The problem> Restate the data word for word and leave the images out.

Dataset extract>
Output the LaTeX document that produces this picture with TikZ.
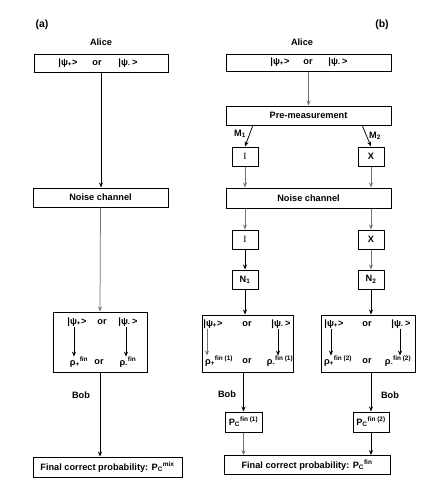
\documentclass[tikz,border=0pt]{standalone}
\usepackage{fontspec}
\setmainfont{Liberation Sans}
\newfontfamily\serifI{Liberation Serif}
\usetikzlibrary{arrows.meta}
\newcommand{\kpsip}{|ψ\textsubscript{+}>}
\newcommand{\kpsim}{|ψ\textsubscript{-}\,>}
\tikzset{
  txt/.style={font=\bfseries\fontsize{9.2}{10}\selectfont, inner sep=0pt},
  box/.style={txt, draw, line width=1pt, fill=white},
  arr/.style={-{Stealth[length=5pt,width=4pt]}, line width=0.75pt},
  garr/.style={arr, draw=black!55},
  ttl/.style={font=\bfseries\fontsize{10.5}{12}\selectfont, inner sep=0pt},
}
\begin{document}
\begin{tikzpicture}[x=1pt,y=-1pt]
\useasboundingbox (0,0) rectangle (436,504);
% ---------------- panel (a)
\node[ttl] (la) at (42,25) {(a)};
\node[txt] (aAlice) at (101,42) {Alice};
\node[box, minimum width=134pt, minimum height=18pt] (aTop) at (101,63) {};
\node[txt] at (68,63) {\kpsip};
\node[txt] at (97,63) {or};
\node[txt] at (128,63) {\kpsim};
\node[box, minimum width=135pt, minimum height=19pt] (aNoise) at (100.5,197.5) {Noise channel};
\node[box, minimum width=94pt, minimum height=60pt] (aLow) at (100,342) {};
\node[txt] (aP) at (77,322) {\kpsip};
\node[txt] at (102,322) {or};
\node[txt] (aM) at (128,322) {\kpsim};
\node[txt] (aRp) at (79,362) {ρ\textsubscript{+}\textsuperscript{fin}};
\node[txt] at (99,362) {or};
\node[txt] (aRm) at (128,362) {ρ\textsubscript{-}\textsuperscript{fin}};
\node[txt] (aBob) at (81,395) {Bob};
\node[box, minimum width=149pt, minimum height=20pt] (aFin) at (107.5,467) {Final correct probability: P\textsubscript{C}\textsuperscript{mix}};
\draw[arr] (aTop.south) -- (aTop.south |- aNoise.north);
\draw[garr] (aNoise.south) -- (aLow.north);
\draw[arr] ([xshift=-3pt]aP.south) -- ([xshift=-3pt]aP.south |- aRp.north);
\draw[arr] ([xshift=-2pt]aM.south) -- ([xshift=-2pt]aM.south |- aRm.north);
\draw[arr] (aLow.south) -- (aLow.south |- aFin.north);
% ---------------- panel (b)
\node[ttl] (lb) at (382,25) {(b)};
\node[txt] (bAlice) at (302,42) {Alice};
\node[box, minimum width=165pt, minimum height=17pt] (bTop) at (308.5,62.5) {};
\node[txt] at (280,62.5) {\kpsip};
\node[txt] at (308,62.5) {or};
\node[txt] at (338,62.5) {\kpsim};
\node[box, minimum width=165pt, minimum height=19pt] (bPre) at (308.5,115.5) {Pre-measurement};
\coordinate (m1) at (253,125);
\coordinate (m2) at (362,125);
\node[box, minimum width=26pt, minimum height=19pt, font=\serifI\fontsize{9.5}{10}\selectfont] (bI1) at (245,156.5) {I};
\node[box, minimum width=26pt, minimum height=19pt] (bX1) at (371,156.5) {X};
\node[txt] (bM1) at (240,134) {M\textsubscript{1}};
\node[txt] (bM2) at (375,136) {M\textsubscript{2}};
\node[box, minimum width=165pt, minimum height=20pt] (bNoise) at (308.5,198) {Noise channel};
\node[box, minimum width=26pt, minimum height=19pt, font=\serifI\fontsize{9.5}{10}\selectfont] (bI2) at (245,239.5) {I};
\node[box, minimum width=26pt, minimum height=19pt] (bX2) at (371,239.5) {X};
\node[box, minimum width=26pt, minimum height=19pt] (bN1) at (245,279.5) {N\textsubscript{1}};
\node[box, minimum width=26pt, minimum height=19pt] (bN2) at (371,279.5) {N\textsubscript{2}};
\node[box, minimum width=91pt, minimum height=57pt] (bLow1) at (247.5,343.5) {};
\node[box, minimum width=94pt, minimum height=57pt] (bLow2) at (368,343.5) {};
\node[txt] (bP1) at (213,324) {\kpsip};
\node[txt] at (247,324) {or};
\node[txt] (bM1k) at (281,324) {\kpsim};
\node[txt] (bR1p) at (219,361) {ρ\textsubscript{+}\textsuperscript{fin (1)}};
\node[txt] at (247,361) {or};
\node[txt] (bR1m) at (280,361) {ρ\textsubscript{-}\textsuperscript{fin (1)}};
\node[txt] (bP2) at (334,324) {\kpsip};
\node[txt] at (367,324) {or};
\node[txt] (bM2k) at (401,324) {\kpsim};
\node[txt] (bR2p) at (338,361) {ρ\textsubscript{+}\textsuperscript{fin (2)}};
\node[txt] at (367,361) {or};
\node[txt] (bR2m) at (398,361) {ρ\textsubscript{-}\textsuperscript{fin (2)}};
\node[txt] (bBob1) at (227,394) {Bob};
\node[txt] (bBob2) at (390,395) {Bob};
\node[box, minimum width=37pt, minimum height=20pt] (bPc1) at (243.5,422) {P\textsubscript{C}\textsuperscript{fin (1)}};
\node[box, minimum width=36pt, minimum height=20pt] (bPc2) at (371,422) {P\textsubscript{C}\textsuperscript{fin (2)}};
\node[box, minimum width=166pt, minimum height=19pt] (bFin) at (307,465) {Final correct probability: P\textsubscript{C}\textsuperscript{fin}};
% connectors (b)
\draw[garr] (bTop.south) -- (bPre.north);
\draw[arr] (m1) -- (bI1.north);
\draw[arr] (m2) -- (bX1.north);
\draw[garr] (bI1.south) -- (bI1.south |- bNoise.north);
\draw[garr] (bX1.south) -- (bX1.south |- bNoise.north);
\draw[garr] (bI2.south |- bNoise.south) -- (bI2.north);
\draw[garr] (bX2.south |- bNoise.south) -- (bX2.north);
\draw[arr] (bI2.south) -- (bN1.north);
\draw[garr] (bX2.south) -- (bN2.north);
\draw[arr] (bN1.south) -- (bN1.south |- bLow1.north);
\draw[arr] (bN2.south) -- (bN2.south |- bLow2.north);
\draw[garr] ([xshift=-6pt]bP1.south) -- ([xshift=-6pt]bP1.south |- bR1p.north);
\draw[arr] ([xshift=-3pt]bM1k.south) -- ([xshift=-3pt]bM1k.south |- bR1m.north);
\draw[arr] ([xshift=-3pt]bP2.south) -- ([xshift=-3pt]bP2.south |- bR2p.north);
\draw[arr] ([xshift=-1pt]bM2k.south) -- ([xshift=-1pt]bM2k.south |- bR2m.north);
\draw[arr] (bPc1.north |- bLow1.south) -- (bPc1.north);
\draw[arr] (bPc2.north |- bLow2.south) -- (bPc2.north);
\draw[garr] (bPc1.south) -- (bPc1.south |- bFin.north);
\draw[arr] (bPc2.south) -- (bPc2.south |- bFin.north);
\end{tikzpicture}
\end{document}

Solution for this task>
Output the LaTeX document that produces this picture with TikZ.
\documentclass[tikz,border=0pt]{standalone}
\usepackage{fontspec}
\setmainfont{Liberation Sans}
\newfontfamily\serifI{Liberation Serif}
\usetikzlibrary{arrows.meta}
\newcommand{\kpsip}{|ψ\textsubscript{+}>}
\newcommand{\kpsim}{|ψ\textsubscript{-}\,>}
\tikzset{
  txt/.style={font=\bfseries\fontsize{9.2}{10}\selectfont, inner sep=0pt},
  box/.style={txt, draw, line width=1pt, fill=white},
  arr/.style={-{Stealth[length=5pt,width=4pt]}, line width=0.75pt},
  garr/.style={arr, draw=black!55},
  ttl/.style={font=\bfseries\fontsize{10.5}{12}\selectfont, inner sep=0pt},
}
\begin{document}
\begin{tikzpicture}[x=1pt,y=-1pt]
\useasboundingbox (0,0) rectangle (436,504);
% ---------------- panel (a)
\node[ttl] (la) at (42,25) {(a)};
\node[txt] (aAlice) at (101,42) {Alice};
\node[box, minimum width=134pt, minimum height=18pt] (aTop) at (101,63) {};
\node[txt] at (68,63) {\kpsip};
\node[txt] at (97,63) {or};
\node[txt] at (128,63) {\kpsim};
\node[box, minimum width=135pt, minimum height=19pt] (aNoise) at (100.5,197.5) {Noise channel};
\node[box, minimum width=94pt, minimum height=60pt] (aLow) at (100,342) {};
\node[txt] (aP) at (77,322) {\kpsip};
\node[txt] at (102,322) {or};
\node[txt] (aM) at (128,322) {\kpsim};
\node[txt] (aRp) at (79,362) {ρ\textsubscript{+}\textsuperscript{fin}};
\node[txt] at (99,362) {or};
\node[txt] (aRm) at (128,362) {ρ\textsubscript{-}\textsuperscript{fin}};
\node[txt] (aBob) at (81,395) {Bob};
\node[box, minimum width=149pt, minimum height=20pt] (aFin) at (107.5,467) {Final correct probability: P\textsubscript{C}\textsuperscript{mix}};
\draw[arr] (aTop.south) -- (aTop.south |- aNoise.north);
\draw[garr] (aNoise.south) -- (aLow.north);
\draw[arr] ([xshift=-3pt]aP.south) -- ([xshift=-3pt]aP.south |- aRp.north);
\draw[arr] ([xshift=-2pt]aM.south) -- ([xshift=-2pt]aM.south |- aRm.north);
\draw[arr] (aLow.south) -- (aLow.south |- aFin.north);
% ---------------- panel (b)
\node[ttl] (lb) at (382,25) {(b)};
\node[txt] (bAlice) at (302,42) {Alice};
\node[box, minimum width=165pt, minimum height=17pt] (bTop) at (308.5,62.5) {};
\node[txt] at (280,62.5) {\kpsip};
\node[txt] at (308,62.5) {or};
\node[txt] at (338,62.5) {\kpsim};
\node[box, minimum width=165pt, minimum height=19pt] (bPre) at (308.5,115.5) {Pre-measurement};
\coordinate (m1) at (253,125);
\coordinate (m2) at (362,125);
\node[box, minimum width=26pt, minimum height=19pt, font=\serifI\fontsize{9.5}{10}\selectfont] (bI1) at (245,156.5) {I};
\node[box, minimum width=26pt, minimum height=19pt] (bX1) at (371,156.5) {X};
\node[txt] (bM1) at (240,134) {M\textsubscript{1}};
\node[txt] (bM2) at (375,136) {M\textsubscript{2}};
\node[box, minimum width=165pt, minimum height=20pt] (bNoise) at (308.5,198) {Noise channel};
\node[box, minimum width=26pt, minimum height=19pt, font=\serifI\fontsize{9.5}{10}\selectfont] (bI2) at (245,239.5) {I};
\node[box, minimum width=26pt, minimum height=19pt] (bX2) at (371,239.5) {X};
\node[box, minimum width=26pt, minimum height=19pt] (bN1) at (245,279.5) {N\textsubscript{1}};
\node[box, minimum width=26pt, minimum height=19pt] (bN2) at (371,279.5) {N\textsubscript{2}};
\node[box, minimum width=91pt, minimum height=57pt] (bLow1) at (247.5,343.5) {};
\node[box, minimum width=94pt, minimum height=57pt] (bLow2) at (368,343.5) {};
\node[txt] (bP1) at (213,324) {\kpsip};
\node[txt] at (247,324) {or};
\node[txt] (bM1k) at (281,324) {\kpsim};
\node[txt] (bR1p) at (219,361) {ρ\textsubscript{+}\textsuperscript{fin (1)}};
\node[txt] at (247,361) {or};
\node[txt] (bR1m) at (280,361) {ρ\textsubscript{-}\textsuperscript{fin (1)}};
\node[txt] (bP2) at (334,324) {\kpsip};
\node[txt] at (367,324) {or};
\node[txt] (bM2k) at (401,324) {\kpsim};
\node[txt] (bR2p) at (338,361) {ρ\textsubscript{+}\textsuperscript{fin (2)}};
\node[txt] at (367,361) {or};
\node[txt] (bR2m) at (398,361) {ρ\textsubscript{-}\textsuperscript{fin (2)}};
\node[txt] (bBob1) at (227,394) {Bob};
\node[txt] (bBob2) at (390,395) {Bob};
\node[box, minimum width=37pt, minimum height=20pt] (bPc1) at (243.5,422) {P\textsubscript{C}\textsuperscript{fin (1)}};
\node[box, minimum width=36pt, minimum height=20pt] (bPc2) at (371,422) {P\textsubscript{C}\textsuperscript{fin (2)}};
\node[box, minimum width=166pt, minimum height=19pt] (bFin) at (307,465) {Final correct probability: P\textsubscript{C}\textsuperscript{fin}};
% connectors (b)
\draw[garr] (bTop.south) -- (bPre.north);
\draw[arr] (m1) -- (bI1.north);
\draw[arr] (m2) -- (bX1.north);
\draw[garr] (bI1.south) -- (bI1.south |- bNoise.north);
\draw[garr] (bX1.south) -- (bX1.south |- bNoise.north);
\draw[garr] (bI2.south |- bNoise.south) -- (bI2.north);
\draw[garr] (bX2.south |- bNoise.south) -- (bX2.north);
\draw[arr] (bI2.south) -- (bN1.north);
\draw[garr] (bX2.south) -- (bN2.north);
\draw[arr] (bN1.south) -- (bN1.south |- bLow1.north);
\draw[arr] (bN2.south) -- (bN2.south |- bLow2.north);
\draw[garr] ([xshift=-6pt]bP1.south) -- ([xshift=-6pt]bP1.south |- bR1p.north);
\draw[arr] ([xshift=-3pt]bM1k.south) -- ([xshift=-3pt]bM1k.south |- bR1m.north);
\draw[arr] ([xshift=-3pt]bP2.south) -- ([xshift=-3pt]bP2.south |- bR2p.north);
\draw[arr] ([xshift=-1pt]bM2k.south) -- ([xshift=-1pt]bM2k.south |- bR2m.north);
\draw[arr] (bPc1.north |- bLow1.south) -- (bPc1.north);
\draw[arr] (bPc2.north |- bLow2.south) -- (bPc2.north);
\draw[garr] (bPc1.south) -- (bPc1.south |- bFin.north);
\draw[arr] (bPc2.south) -- (bPc2.south |- bFin.north);
\end{tikzpicture}
\end{document}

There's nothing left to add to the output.